One of the exciting things I was asked by my administration to create was enrichment programs for our 2nd and 4th graders. This fall I launched “Technology Rocks Information Literacy” to give my students more opportunities to do more in depth research and create projects using technology. Students were invited based on their MAP-R scores, and I have twelve 2nd graders and thirty-four 4th graders participating this session. I meet with the 2nd graders twice a week for 30 minutes, and with each of the 4th grade groups once a week for 30 minutes. I chose two MASL 2014-2015 Black-Eyed Susan books upon which to base the programs: Lifetime by Lola Schaefer and Escape from Mr.Lemoncello’s Library by Chris Grabenstein. I have asked the 2nd graders to research one of the animals in the book Lifetime, and create a Google presentation based on their research to be shared with their classmates and teachers. After reading the book (and working through all the riddles within it), my 4th graders will be creating book trailers and a scavenger hunt for all the Flower Hill students. We will be culminating our fall session with a Google Hangout session with the author (whom I was thrilled to meet in person at MASL conference after having emailed back and forth for some time)! MCPS launched Google Apps for Education this year, and rolled out Chromebooks to the 3rd and 5th graders; my goal is to prepare not only these 2nd and 4th grade students, but all of my students (and staff!), to the Google products and to build their computer navigation skills for the rigors of PARCC online testing.

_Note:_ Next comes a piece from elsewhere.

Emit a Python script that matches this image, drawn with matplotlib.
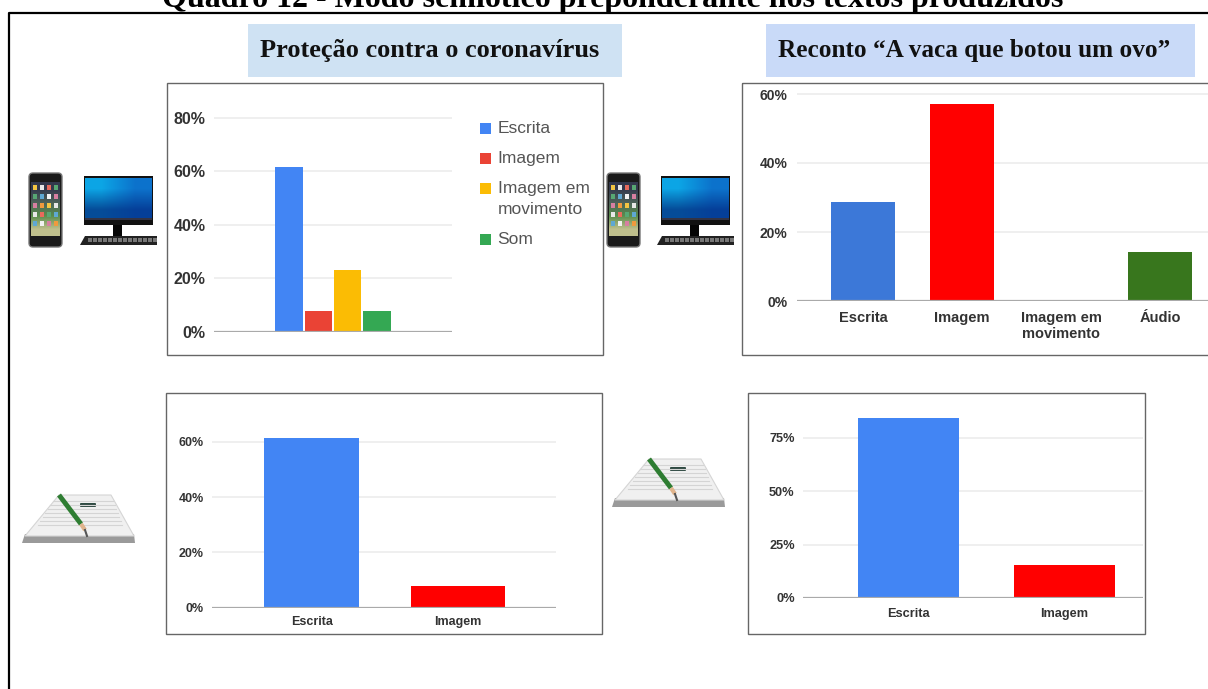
import numpy as np
import matplotlib
matplotlib.use("Agg")
from matplotlib import pyplot as plt
from matplotlib.patches import Rectangle, Polygon, FancyBboxPatch

W, H = 1208, 689

titulo = "Quadro 12 - Modo semiótico preponderante nos textos produzidos"
tema_a = "Proteção contra o coronavírus"
tema_b = "Reconto “A vaca que botou um ovo”"

# grafico de cima, esquerda
modos_a = ["Escrita", "Imagem", "Imagem em\nmovimento", "Som"]
valores_a = [61.5, 7.7, 23.1, 7.7]
cores_a = ["#4285f4", "#ea4335", "#fbbc04", "#34a853"]
ticks_a = [0, 20, 40, 60, 80]

# grafico de cima, direita
modos_b = ["Escrita", "Imagem", "Imagem em\nmovimento", "Áudio"]
valores_b = [28.6, 57.1, 0, 14.3]
cores_b = ["#3c78d8", "#ff0000", "#ff9900", "#38761d"]
ticks_b = [0, 20, 40, 60]

# graficos de baixo
modos_c = ["Escrita", "Imagem"]
valores_c = [61.5, 7.7]
cores_c = ["#4285f4", "#ff0000"]
ticks_c = [0, 20, 40, 60]

modos_d = ["Escrita", "Imagem"]
valores_d = [84.6, 15.4]
cores_d = ["#4285f4", "#ff0000"]
ticks_d = [0, 25, 50, 75]

plt.rcParams["font.family"] = ["Liberation Sans", "DejaVu Sans"]

fig = plt.figure(figsize=(W / 100, H / 100), dpi=100, facecolor="white")

# camada em pixels para moldura, faixas e icones
fundo = fig.add_axes([0, 0, 1, 1])
fundo.set_xlim(0, W)
fundo.set_ylim(H, 0)
fundo.axis("off")


def eixo(x0, x1, ytopo, y0, ymax_px, ymax_val, xmin, xmax):
    # eixos posicionados em pixels; o limite y sai da escala da grade
    esc = (y0 - ymax_px) / ymax_val
    ax = fig.add_axes([x0 / W, 1 - y0 / H, (x1 - x0) / W, (y0 - ytopo) / H])
    ax.set_xlim(xmin, xmax)
    ax.set_ylim(0, (y0 - ytopo) / esc)
    ax.patch.set_alpha(0)
    for s in ax.spines.values():
        s.set_visible(False)
    return ax


def barras(ax, pos, valores, cores, largura, ticks, fs, cor="#333333"):
    ax.set_axisbelow(True)
    ax.grid(axis="y", color="#ececec", lw=1.2)
    ax.bar(pos, valores, width=largura, color=cores, zorder=2)
    ax.axhline(0, color="#aaaaaa", lw=1.6, zorder=3)
    ax.set_yticks(ticks)
    ax.set_yticklabels([f"{t}%" for t in ticks], fontsize=fs, fontweight="bold", color=cor)
    ax.tick_params(axis="both", length=0)


def moldura(x0, y0, x1, y1):
    fundo.add_patch(Rectangle((x0, y0), x1 - x0, y1 - y0, fill=False, ec="#666666", lw=1.0))


def celular(x, y):
    fundo.add_patch(FancyBboxPatch((x + 2, y + 2), 33, 74, boxstyle="round,pad=0,rounding_size=4",
                                   fc="#1a1a1a", ec="#777777", lw=1))
    # tela com fundo em gradiente
    grad = np.array([[[0.20, 0.22, 0.30]], [[0.30, 0.38, 0.35]], [[0.35, 0.55, 0.30]], [[0.75, 0.75, 0.55]]])
    fundo.imshow(grad, extent=(x + 4, x + 33, y + 65, y + 11), aspect="auto", zorder=2, interpolation="bilinear")
    cores_app = ["#f4c542", "#e8e8e8", "#e86a5c", "#57a773", "#5fa8d3", "#f2f2f2", "#d77fa1", "#f09a3e"]
    for i in range(5):
        for j in range(4):
            fundo.add_patch(Rectangle((x + 5.5 + j * 7, y + 14 + i * 9), 4.5, 5, zorder=3,
                                      fc=cores_app[(i * 3 + j) % 8], ec="none"))
    fundo.set_xlim(0, W)
    fundo.set_ylim(H, 0)


def computador(x, y):
    fundo.add_patch(Rectangle((x + 4, y), 69, 49, fc="#111111", ec="none"))
    grad = np.array([[[0.05, 0.65, 0.90], [0.05, 0.45, 0.80]], [[0.02, 0.30, 0.60], [0.02, 0.25, 0.60]]])
    fundo.imshow(grad, extent=(x + 5, x + 72, y + 44, y + 2), aspect="auto", zorder=2, interpolation="bilinear")
    fundo.add_patch(Rectangle((x + 5, y + 42), 67, 2, fc="#333344", ec="none", zorder=3))
    fundo.add_patch(Rectangle((x + 33, y + 49), 9, 12, fc="#050505", ec="none"))
    fundo.add_patch(Polygon([(x + 22, y + 65), (x + 28, y + 61), (x + 48, y + 61), (x + 54, y + 65)],
                            fc="#050505", ec="none"))
    fundo.add_patch(Polygon([(x, y + 69), (x + 5, y + 60), (x + 77, y + 60), (x + 77, y + 69)],
                            fc="#222222", ec="none"))
    for k in range(14):
        fundo.add_patch(Rectangle((x + 8 + k * 5, y + 62), 3.5, 4, fc="#777777", ec="none"))
    fundo.set_xlim(0, W)
    fundo.set_ylim(H, 0)


def caderno(x, y):
    fundo.add_patch(Polygon([(x + 1, y + 49), (x + 114, y + 49), (x + 113, y + 40), (x + 4, y + 40)],
                            fc="#9a9a9a", ec="none"))
    fundo.add_patch(Polygon([(x + 4, y + 42), (x + 113, y + 42), (x + 90, y + 1), (x + 38, y + 1)],
                            fc="#f0f0f0", ec="#d5d5d5", lw=0.8))
    for k in range(7):
        t = k / 7
        fundo.plot([x + 32 - 18 * t, x + 100 + 3 * t - 8 * (1 - t)], [y + 7 + t * 28, y + 7 + t * 28],
                   color="#d4d4d4", lw=0.8)
    fundo.add_patch(FancyBboxPatch((x + 60, y + 10), 14, 2, boxstyle="round,pad=1", fc="#2f4a42", ec="none"))
    fundo.plot([x + 38, x + 60], [y + 1, y + 30], color="#2e7d32", lw=3.5, solid_capstyle="butt")
    fundo.plot([x + 60, x + 64], [y + 30, y + 36], color="#e0b48c", lw=3, solid_capstyle="butt")
    fundo.plot([x + 64, x + 66], [y + 36, y + 42], color="#555555", lw=1.5)


# titulo cortado pela borda superior e moldura externa
fundo.text(613, 7, titulo, family="Liberation Serif", fontweight="bold", fontsize=23,
           ha="center", va="baseline", color="black", clip_on=False)
fundo.plot([8.5, 8.5, W + 2], [H + 2, 12.5, 12.5], color="black", lw=1.6, solid_capstyle="butt")

# faixas dos temas
fundo.add_patch(Rectangle((248, 24), 374, 53, fc="#cfe2f3", ec="none"))
fundo.add_patch(Rectangle((766, 24), 429, 53, fc="#c9daf8", ec="none"))
fundo.text(430, 50, tema_a, family="Liberation Serif", fontweight="bold", fontsize=19, ha="center", va="center", color="#111111")
fundo.text(974, 50, tema_b, family="Liberation Serif", fontweight="bold", fontsize=18.2, ha="center", va="center", color="#111111")

moldura(167, 83, 603, 355)
moldura(742, 83, W + 5, 355)
moldura(166, 393, 601.5, 634)
moldura(748, 393, 1144.5, 634)

celular(27, 171)
computador(80, 176)
celular(605, 171)
computador(657, 176)
caderno(21, 494)
caderno(611, 458)

# A: uma barra por modo, lado a lado, com legenda
ax_a = eixo(214, 452, 90, 331.5, 118, 80, 1.5 - 4.06, 1.5 + 4.06)
barras(ax_a, np.arange(len(modos_a)), valores_a, cores_a, 0.93, ticks_a, 11.5)
ax_a.set_xticks([])
ax_a.tick_params(axis="y", pad=6)

linhas = [128, 158.5, 188.5, 239]
for nome, cor, yl in zip(modos_a, cores_a, linhas):
    fundo.add_patch(Rectangle((480, yl - 5.5), 11, 11, fc=cor, ec="none"))
    fundo.text(497.5, yl + 0.5, nome.split("\n")[0], fontsize=12.5, color="#555555", va="center")
    if "\n" in nome:
        fundo.text(497.5, yl + 21.5, nome.split("\n")[1], fontsize=12.5, color="#555555", va="center")

# B: passa da borda direita
ax_b = eixo(797, W, 86, 301, 94, 60, -66 / 99, 345 / 99)
barras(ax_b, np.arange(len(modos_b)), valores_b, cores_b, 64 / 99, ticks_b, 10)
ax_b.set_xticks(np.arange(len(modos_b)))
ax_b.set_xticklabels(modos_b, fontsize=10.5, fontweight="bold", color="#333333", linespacing=1.25)
ax_b.tick_params(axis="x", pad=7)
ax_b.tick_params(axis="y", pad=7)

# C
ax_c = eixo(212, 556, 400, 607.7, 442, 60, -0.68, 1.669)
barras(ax_c, np.arange(len(modos_c)), valores_c, cores_c, 0.648, ticks_c, 9)
ax_c.set_xticks(np.arange(len(modos_c)))
ax_c.set_xticklabels(modos_c, fontsize=9, fontweight="bold", color="#333333")
ax_c.tick_params(axis="x", pad=6)
ax_c.tick_params(axis="y", pad=6)

# D
ax_d = eixo(803, 1143, 400, 598, 438, 75, -0.68, 1.505)
barras(ax_d, np.arange(len(modos_d)), valores_d, cores_d, 0.648, ticks_d, 9.2)
ax_d.set_xticks(np.arange(len(modos_d)))
ax_d.set_xticklabels(modos_d, fontsize=9.2, fontweight="bold", color="#333333")
ax_d.tick_params(axis="x", pad=7)
ax_d.tick_params(axis="y", pad=6)

fig.savefig("out.png", dpi=100)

I asked all my students and staff to sign the Digital Citizenship Pledge and shared with them these THINK bookmarks created by Technology Rocks seriously blogger Shannon Long. It is amazing the engagement when you start talking about being safe online, posting on Facebook, Instagram, etc., and discussing the reasons for minimum ages on social media. Even the youngest of students emphatically shares their personal experiences with online games and social media!
So thrilled to be mentioned in The Busy Librarian‘s blog for my SLMS Around the World database! Thanks, Matthew, and everyone I’ve received requests from today! Can’t wait to connect with these awesome librarians!